McGreevy v Department of Corrections
[2012] NZHC 504
•22 March 2012
IN THE HIGH COURT OF NEW ZEALAND CHRISTCHURCH REGISTRY
CRI-2012-409-000016 [2012] NZHC 504
PATRICK MCGREEVY
Appellant
v
DEPARTMENT OF CORRECTIONS
Respondent
Hearing: 22 March 2012
Appearances: M Starling and A Millen (for P Allan) for Appellant
MAV Raj for Respondent
Judgment: 22 March 2012
ORAL JUDGMENT OF HON JUSTICE FRENCH
[1] In March 2010, the appellant, Mr McGreevy, was convicted and sentenced to nine months’ imprisonment on a charge of breaching the residential restriction conditions of his extended supervision order. He had pleaded guilty to that offence, but now appeals the conviction.

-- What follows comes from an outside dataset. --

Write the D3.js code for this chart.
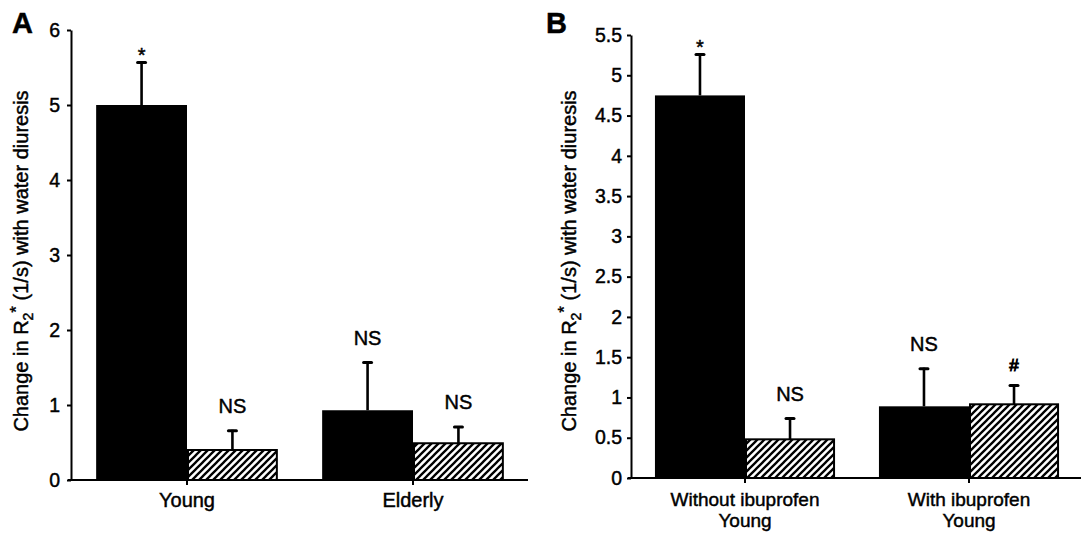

[2] The appeal has been brought well out of time. However, the delay is due to the fact that it has only now been appreciated that Mr McGreevy ought not to have entered a guilty plea, as in law he could not be guilty of the offence.
[3] The reason that is so is because his residential restriction conditions were to apply for only a 12-month period from 26 May 2008. However, the probation
service treated Mr McGreevy as still being subject to the restrictions well after the
MCGREEVY V DEPARTMENT OF CORRECTIONS HC CHCH CRI-2012-409-000016 [22 March 2012]
12-month period and prosecuted him twice for breaching those conditions. Apparently there has already been an earlier charge withdrawn for the same reason.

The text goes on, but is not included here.